The start of a new year is always a good time to watch football and settle old scores, so let’s get to it. I have some serious grudges to grind at the end of a foul year like 2000. It was not so much a bad year as a deeply Wrong one—but to make a list of reasons why it was Wrong would torture us all & only double the suffering.
I have old scores to even with all manner of people: Brent Musburger, Lyle Lovett, Lawyers, foreigners, Pit bulls, Russian Pimps, and the whole Los Angeles Police Department. There are rotten people everywhere.
My grudge against Brent Musburger has been smoking on a personal back burner for many years—since the early 1980s, in fact, when Brent was covering the NBA finals for CBS-TV, and it involves the word “downtown.”
That is when Musburger changed the language of sportswriting forever when he came up with the ignorant notion that any basketball player firing off a long three-point shot is shooting from “downtown.” (Celtics announcer Johnny Most might have coined the “downtown” trademark in the 1960s, but it was Musburger who beat it to death.)
I still hear in my dreams the wild stupid gibberish coming out of that yo-yo’s mouth every time Nate McMillan or Dennis Johnson drilled one of those long flat three-pointers.
“All the way from downtown,” Brent would scream, “another one from Downtown!”
It drove me mad then, & it still does every time one of those fools blurts it out. It was quickly picked up and adopted by a whole generation of half-bright TV commentators every night of the bloody season. It has become part of the Lexicon now, & it will not be easy to correct.… In gyms & Coliseums all over America (even in Greece or Korea), wherever basketball as we know it is played, there will be some howling Jackass braying “From downtown! Another three-pointer! Is this a great country, or what?”
It is the Curse of Musburger, another dumb and relentless squawk from the world of baseball writers.
“Going downtown” has more than one meaning—from going to work at 66 Wall Street in New York to anal rape in Alcatraz—but it always means going to a busy place, for good or ill. The Random House Historical Dictionary of American Slang says it’s “where the action is”—a noisy, crowded place with many intersections & tall buildings & freaky-looking strangers.
Indeed we all know that place. We see it every night on ESPN & on the hardwood at Boston Garden.… It’s that violent little place just under the glass on a big-time Basketball court where tall brutes slam each other around like crazed fish. They call it “Rebounding.”
Downtown is where you score—not somewhere out in the wilderness, where people are far apart & not much happens. You don’t fire a long jump shot from Downtown, you fire it into Downtown. The Real definition of “Taking it downtown” is to suddenly drive to the basket & into a cluster of 7-footers who seem to have you sealed out—like Allen Iverson launching himself at Robinson & Duncan & dunking it over them. To think Otherwise would be to think like a Baseball Writer, or like Brent Musburger.
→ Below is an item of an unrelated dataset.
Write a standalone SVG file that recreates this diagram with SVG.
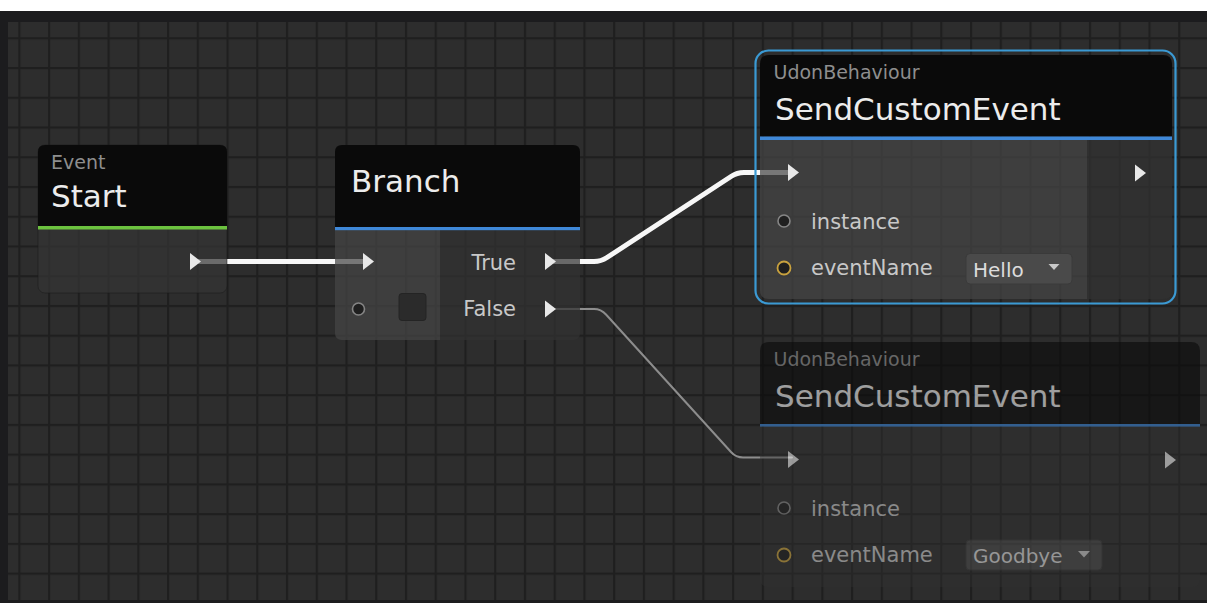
<svg xmlns="http://www.w3.org/2000/svg" width="1207" height="603" viewBox="0 0 1207 603">
  <defs>
    <!-- editor canvas grid -->
    <pattern id="grid" patternUnits="userSpaceOnUse" x="18.3" y="7.5" width="29.74" height="29.74">
      <rect width="29.74" height="29.74" fill="#2d2d2d"/>
      <path d="M0 1.1 H29.74 M1.1 0 V29.74" stroke="#1f1f1f" stroke-width="2.2" fill="none"/>
    </pattern>
    <style>
      .hdr { fill: #0a0a0a; }
      .body { fill: #353535; fill-opacity: 0.72; }
      .col-in { fill: #454545; fill-opacity: 0.72; }
      .col-out { fill: #323232; fill-opacity: 0.72; }
      .accent-green { fill: #6cc23f; }
      .accent-blue { fill: #3f88d8; }
      .sub { font-family: "DejaVu Sans", sans-serif; font-size: 19px; fill: #8e8e8e; }
      .title { font-family: "DejaVu Sans", sans-serif; font-size: 31px; fill: #ececec; }
      .lbl { font-family: "DejaVu Sans", sans-serif; font-size: 21px; fill: #c8c8c8; }
      .val { font-family: "DejaVu Sans", sans-serif; font-size: 20px; fill: #dcdcdc; }
      .exec { fill: #e8e8e8; }
      .port { fill: #1f1f1f; stroke: #858585; stroke-width: 1.6; }
      .port-str { fill: #1f1f1f; stroke: #c9a23e; stroke-width: 1.8; }
      .dd { fill: #4a4a4a; stroke: #3a3a3a; stroke-width: 1; }
      .dd-arrow { fill: #c8c8c8; }
      .wire-on { fill: none; stroke: #f7f7f7; stroke-width: 5; stroke-linecap: round; stroke-linejoin: round; }
      .wire-off { fill: none; stroke: #8d8d8d; stroke-width: 2; stroke-linecap: round; stroke-linejoin: round; }
    </style>
  </defs>

  <!-- window chrome and canvas -->
  <rect x="0" y="0" width="1207" height="603" fill="#ffffff"/>
  <rect x="0" y="11" width="1207" height="592" fill="#1c1c1e"/>
  <rect x="8" y="22" width="1199" height="578" fill="url(#grid)"/>

  <!-- connectors -->
  <g id="connectors">
    <path class="wire-on" d="M198 261.5 H366"/>
    <path class="wire-on" d="M553 261.5 H594 Q601 261.5 607 257.5 L731 176.5 Q737 172.5 744 172.5 H792"/>
    <path class="wire-off" d="M553 309 H594 Q601 309 606 314.5 L731 452 Q736 457.5 743 457.5 H792"/>
  </g>

  <!-- Event: Start -->
  <g id="node-start">
    <rect x="38" y="145" width="189" height="148" rx="7" class="body" stroke="#1a1a1a" stroke-opacity="0.5"/>
    <path class="hdr" d="M38 226 V152 Q38 145 45 145 H220 Q227 145 227 152 V226 Z"/>
    <rect x="38" y="226" width="189" height="3.5" class="accent-green"/>
    <text x="51" y="168.5" class="sub">Event</text>
    <text x="51" y="206.5" class="title">Start</text>
    <polygon class="exec" points="190,253 201,261.5 190,270"/>
  </g>

  <!-- Branch -->
  <g id="node-branch">
    <path class="col-in" d="M335 230 H440 V340 H342 Q335 340 335 333 Z"/>
    <path class="col-out" d="M440 230 H580 V333 Q580 340 573 340 H440 Z"/>
    <path class="hdr" d="M335 227 V152 Q335 145 342 145 H573 Q580 145 580 152 V227 Z"/>
    <rect x="335" y="227" width="245" height="3.2" class="accent-blue"/>
    <text x="351" y="192" class="title">Branch</text>
    <polygon class="exec" points="363,253 374,261.5 363,270"/>
    <circle cx="358.5" cy="309" r="6" class="port"/>
    <rect x="399" y="293.5" width="27" height="27" rx="3" fill="#2b2b2b" stroke="#242424" stroke-width="1"/>
    <text x="516" y="269.5" class="lbl" text-anchor="end">True</text>
    <polygon class="exec" points="545,253 556,261.5 545,270"/>
    <text x="516" y="316" class="lbl" text-anchor="end">False</text>
    <polygon class="exec" points="545,300.5 556,309 545,317.5"/>
  </g>

  <!-- UdonBehaviour.SendCustomEvent (selected) -->
  <g id="node-send-hello">
    <rect x="755.5" y="50.5" width="420" height="253" rx="13" fill="none" stroke="#3b9ad4" stroke-width="2.2"/>
    <path class="col-in" d="M760 140 H1087 V299 H769 Q760 299 760 290 Z"/>
    <path class="col-out" d="M1087 140 H1172 V290 Q1172 299 1163 299 H1087 Z"/>
    <path class="hdr" d="M760 136.5 V64 Q760 55 769 55 H1163 Q1172 55 1172 64 V136.5 Z"/>
    <rect x="760" y="136.5" width="412" height="3.5" class="accent-blue"/>
    <text x="773.5" y="78.5" class="sub">UdonBehaviour</text>
    <text x="775" y="119.5" class="title" font-size="31.5">SendCustomEvent</text>
    <polygon class="exec" points="788,164 799,172.5 788,181"/>
    <polygon class="exec" points="1135,164.5 1146,173 1135,181.5"/>
    <circle cx="784" cy="221" r="6" class="port"/>
    <text x="811" y="228.5" class="lbl">instance</text>
    <circle cx="784" cy="268" r="6.5" class="port-str"/>
    <text x="811" y="275" class="lbl">eventName</text>
    <rect x="966" y="253.5" width="106" height="30.5" rx="4" class="dd"/>
    <text x="973" y="276.5" class="val">Hello</text>
    <polygon class="dd-arrow" points="1048.5,264 1059.5,264 1054,270"/>
  </g>

  <!-- UdonBehaviour.SendCustomEvent (inactive) -->
  <g id="node-send-goodbye" opacity="0.6">
    <path class="col-out" d="M760 426.5 H1200 V578 Q1200 587 1191 587 H769 Q760 587 760 578 Z"/>
    <path class="hdr" d="M760 424 V351 Q760 342 769 342 H1191 Q1200 342 1200 351 V424 Z"/>
    <rect x="760" y="424" width="440" height="2.6" class="accent-blue"/>
    <text x="773.5" y="365.5" class="sub">UdonBehaviour</text>
    <text x="775" y="406.5" class="title" font-size="31.5">SendCustomEvent</text>
    <polygon class="exec" points="788,451 799,459.5 788,468"/>
    <polygon class="exec" points="1165,451.5 1176,460 1165,468.5"/>
    <circle cx="784" cy="508" r="6" class="port"/>
    <text x="811" y="515.5" class="lbl">instance</text>
    <circle cx="784" cy="555" r="6.5" class="port-str"/>
    <text x="811" y="562" class="lbl">eventName</text>
    <rect x="966" y="540" width="136" height="30" rx="4" class="dd"/>
    <text x="973" y="563" class="val">Goodbye</text>
    <polygon class="dd-arrow" points="1078,551 1090,551 1084,557.5"/>
  </g>
</svg>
He is a creepy bugger, for sure. I saw him whooping it up in the Superdome last week. He was hanging with some kids at the Saints-Rams game, acting like Mr. Rogers.
Which is not a bad thing, necessarily, but it will get on your nerves in a hurry if you’re drunk. The last time I saw Brent socially was in the dinner lounge at Caesar’s Palace in Vegas. I was dining with my old friend Jimmy the Greek & some women who said they were traveling with (famous fight promoter) Bob Arum, when Musburger came up to our table & started abusing the Greek in a loud voice about something Jimmy had said on the air about him.… We had a very prominent table, as the Greek always did, so I had him thrown out.
“What’s wrong with that bum?” Jimmy asked. “He acts this way every time he gets around the Champ. I should have him killed.”
He signaled for the maitre d’, but one of the women stopped him. Later that night a man was stabbed to death in the parking lot by a Sonny Liston fan.
The real definition of “downtown,” back then, was wherever Muhammad Ali was at the time—which is still true: I saw him with the Mayor in Times Square on New Year’s Eve. The Champ always draws a crowd.